▶ _TO DO_
Your task is to repeat the lines below exactly, excluding any pictures they contain.

▶ _DATA SHOWN_
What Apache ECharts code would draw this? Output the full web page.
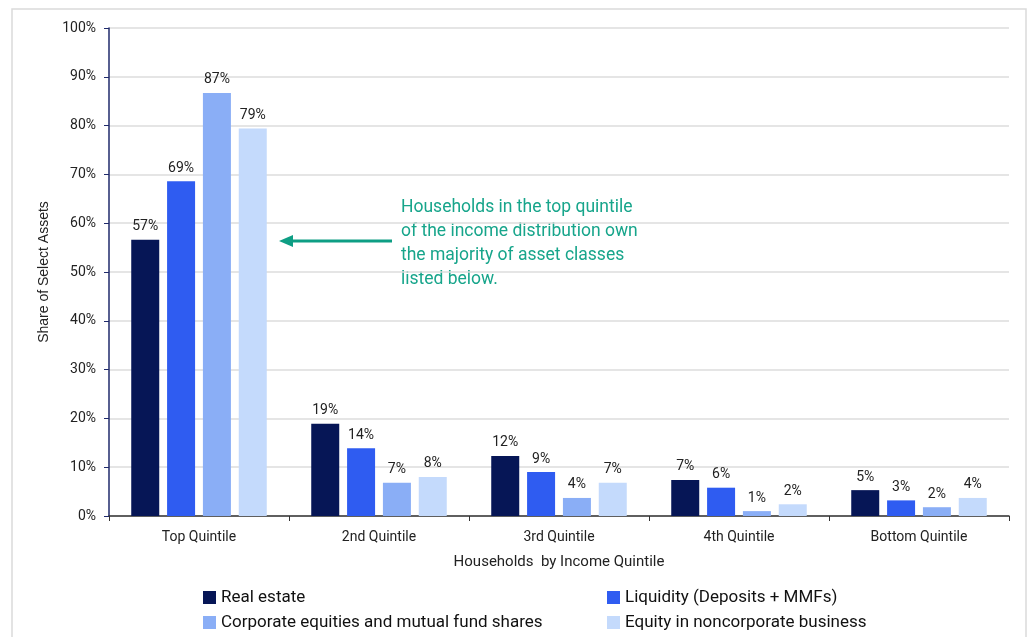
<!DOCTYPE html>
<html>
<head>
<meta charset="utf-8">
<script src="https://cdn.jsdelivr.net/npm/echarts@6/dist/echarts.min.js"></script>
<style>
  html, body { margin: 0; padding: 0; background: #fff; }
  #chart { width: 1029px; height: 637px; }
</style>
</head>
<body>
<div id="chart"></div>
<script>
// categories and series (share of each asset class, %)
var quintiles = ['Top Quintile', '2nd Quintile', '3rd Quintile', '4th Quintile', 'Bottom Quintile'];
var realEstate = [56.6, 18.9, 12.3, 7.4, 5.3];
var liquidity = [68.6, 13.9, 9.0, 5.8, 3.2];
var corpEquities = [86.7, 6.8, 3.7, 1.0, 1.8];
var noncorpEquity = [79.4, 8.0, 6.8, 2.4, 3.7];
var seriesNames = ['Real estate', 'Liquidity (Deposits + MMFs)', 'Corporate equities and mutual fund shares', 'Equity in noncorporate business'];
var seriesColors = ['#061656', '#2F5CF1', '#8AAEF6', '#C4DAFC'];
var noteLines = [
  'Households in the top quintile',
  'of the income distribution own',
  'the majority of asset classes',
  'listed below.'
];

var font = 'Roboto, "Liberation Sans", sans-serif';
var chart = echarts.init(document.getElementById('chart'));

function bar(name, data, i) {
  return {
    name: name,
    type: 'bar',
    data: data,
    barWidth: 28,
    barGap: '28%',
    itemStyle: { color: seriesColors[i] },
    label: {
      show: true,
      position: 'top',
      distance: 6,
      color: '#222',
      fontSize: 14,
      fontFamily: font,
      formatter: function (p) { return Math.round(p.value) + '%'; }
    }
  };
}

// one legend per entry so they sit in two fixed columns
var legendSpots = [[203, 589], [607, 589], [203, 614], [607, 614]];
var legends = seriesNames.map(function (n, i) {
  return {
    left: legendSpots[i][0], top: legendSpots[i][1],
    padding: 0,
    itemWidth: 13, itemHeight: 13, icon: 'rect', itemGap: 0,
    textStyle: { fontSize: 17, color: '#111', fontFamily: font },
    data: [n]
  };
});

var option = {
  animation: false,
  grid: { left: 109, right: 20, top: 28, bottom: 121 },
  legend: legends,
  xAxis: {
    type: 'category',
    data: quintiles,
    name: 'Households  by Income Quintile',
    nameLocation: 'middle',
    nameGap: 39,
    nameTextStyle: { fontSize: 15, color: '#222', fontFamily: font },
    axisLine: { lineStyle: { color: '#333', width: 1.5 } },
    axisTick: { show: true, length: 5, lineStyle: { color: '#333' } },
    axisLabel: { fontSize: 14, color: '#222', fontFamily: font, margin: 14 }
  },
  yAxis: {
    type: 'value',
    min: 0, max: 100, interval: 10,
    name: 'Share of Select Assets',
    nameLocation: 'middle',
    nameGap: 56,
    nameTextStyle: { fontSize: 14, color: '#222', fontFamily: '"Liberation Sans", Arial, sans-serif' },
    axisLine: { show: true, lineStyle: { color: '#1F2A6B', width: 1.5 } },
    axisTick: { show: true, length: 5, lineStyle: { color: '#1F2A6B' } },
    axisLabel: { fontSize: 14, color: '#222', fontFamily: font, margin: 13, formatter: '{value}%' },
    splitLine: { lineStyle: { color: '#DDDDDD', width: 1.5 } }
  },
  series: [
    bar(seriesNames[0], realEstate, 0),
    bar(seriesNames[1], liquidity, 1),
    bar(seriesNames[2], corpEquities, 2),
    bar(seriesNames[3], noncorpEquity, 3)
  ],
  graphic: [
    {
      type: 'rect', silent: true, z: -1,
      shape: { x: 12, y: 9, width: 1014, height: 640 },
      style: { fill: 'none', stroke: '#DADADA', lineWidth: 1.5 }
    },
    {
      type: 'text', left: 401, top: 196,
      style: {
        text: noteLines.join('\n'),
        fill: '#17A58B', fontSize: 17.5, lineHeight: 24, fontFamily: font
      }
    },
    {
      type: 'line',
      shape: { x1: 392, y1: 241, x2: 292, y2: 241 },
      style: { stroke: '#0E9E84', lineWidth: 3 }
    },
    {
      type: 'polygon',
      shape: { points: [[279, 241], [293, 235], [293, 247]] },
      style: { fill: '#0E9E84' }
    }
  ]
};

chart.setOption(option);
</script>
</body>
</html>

▶ _SOLUTION_
What Apache ECharts code would draw this? Output the full web page.
<!DOCTYPE html>
<html>
<head>
<meta charset="utf-8">
<script src="https://cdn.jsdelivr.net/npm/echarts@6/dist/echarts.min.js"></script>
<style>
  html, body { margin: 0; padding: 0; background: #fff; }
  #chart { width: 1029px; height: 637px; }
</style>
</head>
<body>
<div id="chart"></div>
<script>
// categories and series (share of each asset class, %)
var quintiles = ['Top Quintile', '2nd Quintile', '3rd Quintile', '4th Quintile', 'Bottom Quintile'];
var realEstate = [56.6, 18.9, 12.3, 7.4, 5.3];
var liquidity = [68.6, 13.9, 9.0, 5.8, 3.2];
var corpEquities = [86.7, 6.8, 3.7, 1.0, 1.8];
var noncorpEquity = [79.4, 8.0, 6.8, 2.4, 3.7];
var seriesNames = ['Real estate', 'Liquidity (Deposits + MMFs)', 'Corporate equities and mutual fund shares', 'Equity in noncorporate business'];
var seriesColors = ['#061656', '#2F5CF1', '#8AAEF6', '#C4DAFC'];
var noteLines = [
  'Households in the top quintile',
  'of the income distribution own',
  'the majority of asset classes',
  'listed below.'
];

var font = 'Roboto, "Liberation Sans", sans-serif';
var chart = echarts.init(document.getElementById('chart'));

function bar(name, data, i) {
  return {
    name: name,
    type: 'bar',
    data: data,
    barWidth: 28,
    barGap: '28%',
    itemStyle: { color: seriesColors[i] },
    label: {
      show: true,
      position: 'top',
      distance: 6,
      color: '#222',
      fontSize: 14,
      fontFamily: font,
      formatter: function (p) { return Math.round(p.value) + '%'; }
    }
  };
}

// one legend per entry so they sit in two fixed columns
var legendSpots = [[203, 589], [607, 589], [203, 614], [607, 614]];
var legends = seriesNames.map(function (n, i) {
  return {
    left: legendSpots[i][0], top: legendSpots[i][1],
    padding: 0,
    itemWidth: 13, itemHeight: 13, icon: 'rect', itemGap: 0,
    textStyle: { fontSize: 17, color: '#111', fontFamily: font },
    data: [n]
  };
});

var option = {
  animation: false,
  grid: { left: 109, right: 20, top: 28, bottom: 121 },
  legend: legends,
  xAxis: {
    type: 'category',
    data: quintiles,
    name: 'Households  by Income Quintile',
    nameLocation: 'middle',
    nameGap: 39,
    nameTextStyle: { fontSize: 15, color: '#222', fontFamily: font },
    axisLine: { lineStyle: { color: '#333', width: 1.5 } },
    axisTick: { show: true, length: 5, lineStyle: { color: '#333' } },
    axisLabel: { fontSize: 14, color: '#222', fontFamily: font, margin: 14 }
  },
  yAxis: {
    type: 'value',
    min: 0, max: 100, interval: 10,
    name: 'Share of Select Assets',
    nameLocation: 'middle',
    nameGap: 56,
    nameTextStyle: { fontSize: 14, color: '#222', fontFamily: '"Liberation Sans", Arial, sans-serif' },
    axisLine: { show: true, lineStyle: { color: '#1F2A6B', width: 1.5 } },
    axisTick: { show: true, length: 5, lineStyle: { color: '#1F2A6B' } },
    axisLabel: { fontSize: 14, color: '#222', fontFamily: font, margin: 13, formatter: '{value}%' },
    splitLine: { lineStyle: { color: '#DDDDDD', width: 1.5 } }
  },
  series: [
    bar(seriesNames[0], realEstate, 0),
    bar(seriesNames[1], liquidity, 1),
    bar(seriesNames[2], corpEquities, 2),
    bar(seriesNames[3], noncorpEquity, 3)
  ],
  graphic: [
    {
      type: 'rect', silent: true, z: -1,
      shape: { x: 12, y: 9, width: 1014, height: 640 },
      style: { fill: 'none', stroke: '#DADADA', lineWidth: 1.5 }
    },
    {
      type: 'text', left: 401, top: 196,
      style: {
        text: noteLines.join('\n'),
        fill: '#17A58B', fontSize: 17.5, lineHeight: 24, fontFamily: font
      }
    },
    {
      type: 'line',
      shape: { x1: 392, y1: 241, x2: 292, y2: 241 },
      style: { stroke: '#0E9E84', lineWidth: 3 }
    },
    {
      type: 'polygon',
      shape: { points: [[279, 241], [293, 235], [293, 247]] },
      style: { fill: '#0E9E84' }
    }
  ]
};

chart.setOption(option);
</script>
</body>
</html>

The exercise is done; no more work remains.